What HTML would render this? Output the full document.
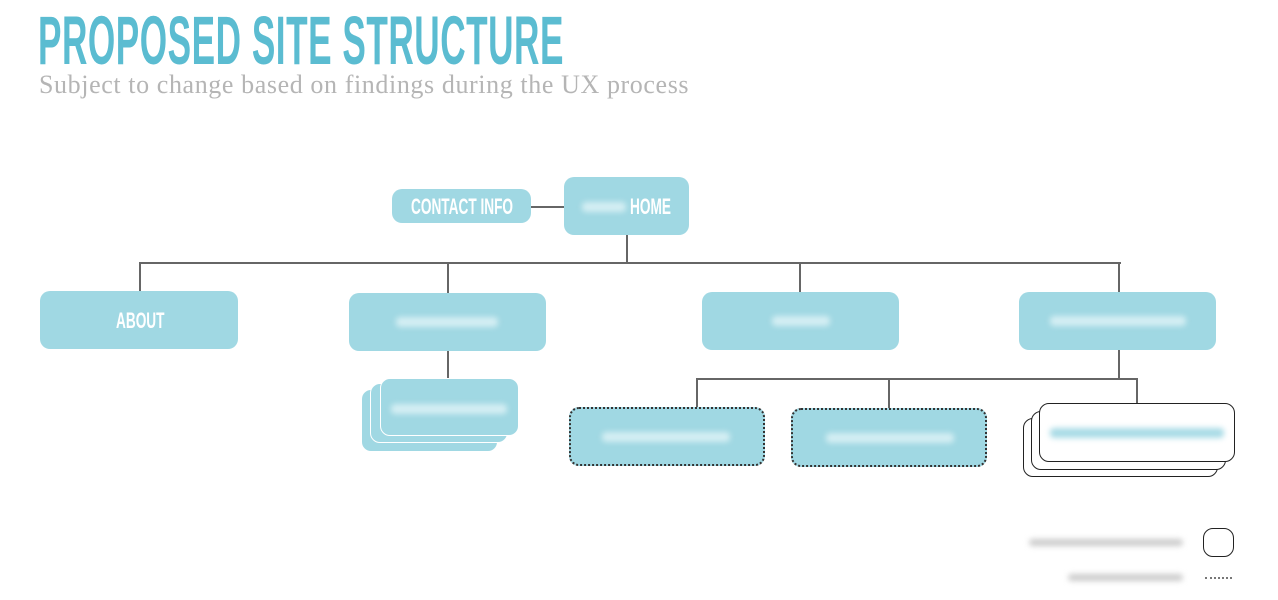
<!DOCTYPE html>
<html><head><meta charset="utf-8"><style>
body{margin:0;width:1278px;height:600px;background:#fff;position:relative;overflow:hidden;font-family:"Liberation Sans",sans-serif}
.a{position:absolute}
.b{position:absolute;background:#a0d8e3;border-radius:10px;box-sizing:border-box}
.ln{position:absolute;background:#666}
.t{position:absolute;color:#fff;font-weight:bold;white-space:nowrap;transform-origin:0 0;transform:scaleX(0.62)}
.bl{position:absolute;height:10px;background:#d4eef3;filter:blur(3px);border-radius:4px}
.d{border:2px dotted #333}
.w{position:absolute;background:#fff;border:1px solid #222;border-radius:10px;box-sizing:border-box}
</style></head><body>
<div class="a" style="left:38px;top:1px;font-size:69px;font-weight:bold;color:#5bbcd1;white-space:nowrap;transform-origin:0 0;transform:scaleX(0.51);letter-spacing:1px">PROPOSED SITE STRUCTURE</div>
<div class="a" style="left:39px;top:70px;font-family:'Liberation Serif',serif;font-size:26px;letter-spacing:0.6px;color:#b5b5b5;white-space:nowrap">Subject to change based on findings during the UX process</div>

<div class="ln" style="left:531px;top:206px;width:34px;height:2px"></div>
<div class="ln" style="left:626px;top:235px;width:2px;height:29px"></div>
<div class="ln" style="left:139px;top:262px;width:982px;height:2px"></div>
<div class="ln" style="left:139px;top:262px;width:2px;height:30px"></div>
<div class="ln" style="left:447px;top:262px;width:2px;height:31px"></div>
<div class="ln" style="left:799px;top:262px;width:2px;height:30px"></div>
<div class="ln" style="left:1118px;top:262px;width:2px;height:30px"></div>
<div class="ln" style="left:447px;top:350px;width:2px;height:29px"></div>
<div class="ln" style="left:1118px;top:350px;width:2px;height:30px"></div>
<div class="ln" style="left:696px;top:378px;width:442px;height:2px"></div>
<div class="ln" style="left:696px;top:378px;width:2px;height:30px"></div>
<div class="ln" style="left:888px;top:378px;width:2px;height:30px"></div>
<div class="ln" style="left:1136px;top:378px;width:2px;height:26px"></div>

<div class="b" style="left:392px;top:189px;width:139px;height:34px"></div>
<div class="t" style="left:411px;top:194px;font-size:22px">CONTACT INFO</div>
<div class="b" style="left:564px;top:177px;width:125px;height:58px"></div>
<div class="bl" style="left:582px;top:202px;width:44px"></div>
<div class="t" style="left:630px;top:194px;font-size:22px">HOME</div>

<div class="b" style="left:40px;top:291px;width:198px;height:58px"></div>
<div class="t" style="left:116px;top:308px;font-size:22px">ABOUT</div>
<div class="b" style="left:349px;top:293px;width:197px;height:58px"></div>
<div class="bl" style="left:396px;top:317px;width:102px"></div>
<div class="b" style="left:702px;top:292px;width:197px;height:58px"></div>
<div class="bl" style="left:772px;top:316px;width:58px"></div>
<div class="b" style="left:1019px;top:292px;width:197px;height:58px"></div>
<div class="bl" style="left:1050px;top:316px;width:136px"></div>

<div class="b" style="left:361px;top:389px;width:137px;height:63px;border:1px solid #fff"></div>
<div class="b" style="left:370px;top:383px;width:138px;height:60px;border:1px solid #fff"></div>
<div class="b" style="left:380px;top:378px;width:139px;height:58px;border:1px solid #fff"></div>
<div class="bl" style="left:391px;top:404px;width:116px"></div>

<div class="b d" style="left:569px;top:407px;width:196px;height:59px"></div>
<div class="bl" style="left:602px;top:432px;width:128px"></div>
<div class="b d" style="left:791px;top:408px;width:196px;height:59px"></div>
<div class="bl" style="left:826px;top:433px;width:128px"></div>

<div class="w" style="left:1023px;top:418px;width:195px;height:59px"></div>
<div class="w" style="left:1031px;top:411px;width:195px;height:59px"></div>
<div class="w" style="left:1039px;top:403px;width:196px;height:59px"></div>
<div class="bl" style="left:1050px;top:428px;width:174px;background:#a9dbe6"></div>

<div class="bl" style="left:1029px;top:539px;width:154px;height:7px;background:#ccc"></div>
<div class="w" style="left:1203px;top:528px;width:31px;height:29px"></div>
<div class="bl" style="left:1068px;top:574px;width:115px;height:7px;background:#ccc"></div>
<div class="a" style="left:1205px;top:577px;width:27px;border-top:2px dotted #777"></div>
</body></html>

◆ **EXERCISE PROMPT**: Reproduce all of the material above word for word. Omit the pictures.

◆ **SOLUTION TO THE EXERCISE**:
What HTML would render this? Output the full document.
<!DOCTYPE html>
<html><head><meta charset="utf-8"><style>
body{margin:0;width:1278px;height:600px;background:#fff;position:relative;overflow:hidden;font-family:"Liberation Sans",sans-serif}
.a{position:absolute}
.b{position:absolute;background:#a0d8e3;border-radius:10px;box-sizing:border-box}
.ln{position:absolute;background:#666}
.t{position:absolute;color:#fff;font-weight:bold;white-space:nowrap;transform-origin:0 0;transform:scaleX(0.62)}
.bl{position:absolute;height:10px;background:#d4eef3;filter:blur(3px);border-radius:4px}
.d{border:2px dotted #333}
.w{position:absolute;background:#fff;border:1px solid #222;border-radius:10px;box-sizing:border-box}
</style></head><body>
<div class="a" style="left:38px;top:1px;font-size:69px;font-weight:bold;color:#5bbcd1;white-space:nowrap;transform-origin:0 0;transform:scaleX(0.51);letter-spacing:1px">PROPOSED SITE STRUCTURE</div>
<div class="a" style="left:39px;top:70px;font-family:'Liberation Serif',serif;font-size:26px;letter-spacing:0.6px;color:#b5b5b5;white-space:nowrap">Subject to change based on findings during the UX process</div>

<div class="ln" style="left:531px;top:206px;width:34px;height:2px"></div>
<div class="ln" style="left:626px;top:235px;width:2px;height:29px"></div>
<div class="ln" style="left:139px;top:262px;width:982px;height:2px"></div>
<div class="ln" style="left:139px;top:262px;width:2px;height:30px"></div>
<div class="ln" style="left:447px;top:262px;width:2px;height:31px"></div>
<div class="ln" style="left:799px;top:262px;width:2px;height:30px"></div>
<div class="ln" style="left:1118px;top:262px;width:2px;height:30px"></div>
<div class="ln" style="left:447px;top:350px;width:2px;height:29px"></div>
<div class="ln" style="left:1118px;top:350px;width:2px;height:30px"></div>
<div class="ln" style="left:696px;top:378px;width:442px;height:2px"></div>
<div class="ln" style="left:696px;top:378px;width:2px;height:30px"></div>
<div class="ln" style="left:888px;top:378px;width:2px;height:30px"></div>
<div class="ln" style="left:1136px;top:378px;width:2px;height:26px"></div>

<div class="b" style="left:392px;top:189px;width:139px;height:34px"></div>
<div class="t" style="left:411px;top:194px;font-size:22px">CONTACT INFO</div>
<div class="b" style="left:564px;top:177px;width:125px;height:58px"></div>
<div class="bl" style="left:582px;top:202px;width:44px"></div>
<div class="t" style="left:630px;top:194px;font-size:22px">HOME</div>

<div class="b" style="left:40px;top:291px;width:198px;height:58px"></div>
<div class="t" style="left:116px;top:308px;font-size:22px">ABOUT</div>
<div class="b" style="left:349px;top:293px;width:197px;height:58px"></div>
<div class="bl" style="left:396px;top:317px;width:102px"></div>
<div class="b" style="left:702px;top:292px;width:197px;height:58px"></div>
<div class="bl" style="left:772px;top:316px;width:58px"></div>
<div class="b" style="left:1019px;top:292px;width:197px;height:58px"></div>
<div class="bl" style="left:1050px;top:316px;width:136px"></div>

<div class="b" style="left:361px;top:389px;width:137px;height:63px;border:1px solid #fff"></div>
<div class="b" style="left:370px;top:383px;width:138px;height:60px;border:1px solid #fff"></div>
<div class="b" style="left:380px;top:378px;width:139px;height:58px;border:1px solid #fff"></div>
<div class="bl" style="left:391px;top:404px;width:116px"></div>

<div class="b d" style="left:569px;top:407px;width:196px;height:59px"></div>
<div class="bl" style="left:602px;top:432px;width:128px"></div>
<div class="b d" style="left:791px;top:408px;width:196px;height:59px"></div>
<div class="bl" style="left:826px;top:433px;width:128px"></div>

<div class="w" style="left:1023px;top:418px;width:195px;height:59px"></div>
<div class="w" style="left:1031px;top:411px;width:195px;height:59px"></div>
<div class="w" style="left:1039px;top:403px;width:196px;height:59px"></div>
<div class="bl" style="left:1050px;top:428px;width:174px;background:#a9dbe6"></div>

<div class="bl" style="left:1029px;top:539px;width:154px;height:7px;background:#ccc"></div>
<div class="w" style="left:1203px;top:528px;width:31px;height:29px"></div>
<div class="bl" style="left:1068px;top:574px;width:115px;height:7px;background:#ccc"></div>
<div class="a" style="left:1205px;top:577px;width:27px;border-top:2px dotted #777"></div>
</body></html>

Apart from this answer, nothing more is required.